After the recent article by Zillow on whether the San Diego market is in a bubble, the UT conducted their own investigation. Thankfully, they talked to our old friend Rich Toscano:
The San Diego man who predicted the housing crash on his blog Professor Piggington’s Econo-Almanac, Rich Toscano, agrees that San Diego is not in a housing bubble, although he was not part of the Zillow survey.
Toscano, a partner at Pacific Capital Associates, said overvaluation can best be tracked by looking at rent, income and home prices together. In mid-2005, home prices shot up 75 percent over historic median levels. Today, they are 19 percent over those historic median levels.
“Valuations (now) are like prior cyclical peaks but nothing like the bubble,” he said. “A lot of people say prices are like the bubble so that means it’s just like the bubble. So they kind of ignore we’ve had 10 years of rents and incomes going up.”
He said the mood back in 2005 was “you’re a complete idiot if you don’t buy” because housing can only ever go up. An example of the psychology changing is that people are asking all of the time if housing is in a bubble.
“What you really care about is if you are way overpaying,” Toscano said. “Sure, housing is expensive but it is nothing like it was during the bubble.”

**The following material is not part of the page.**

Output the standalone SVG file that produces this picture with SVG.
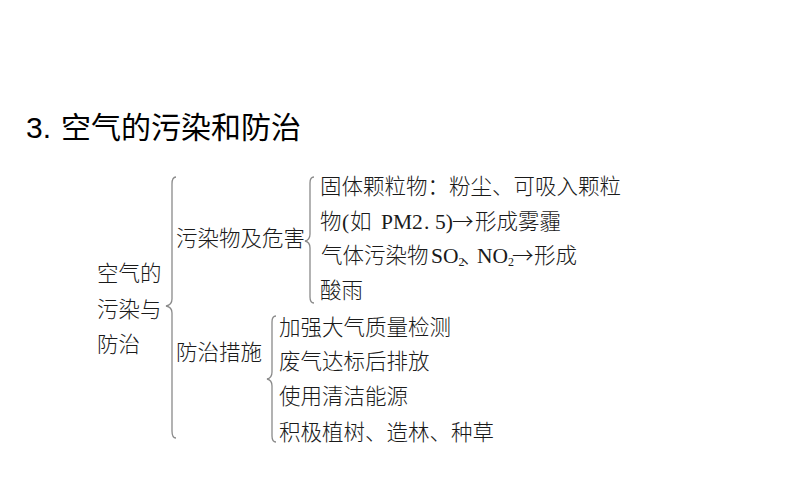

The Zillow survey, conducted by Massachusetts-based Pulsenomics, listed the St. Louis market as the least likely to face a bubble with 34 out of 36 analysts saying there was no significant risk in the next five years.
Pulsenomics interviews more than 100 economists, investment strategists and housing market analysts in quarterly surveys. Not all respondents answer every question so the number of analysts responding to the bubble question varies.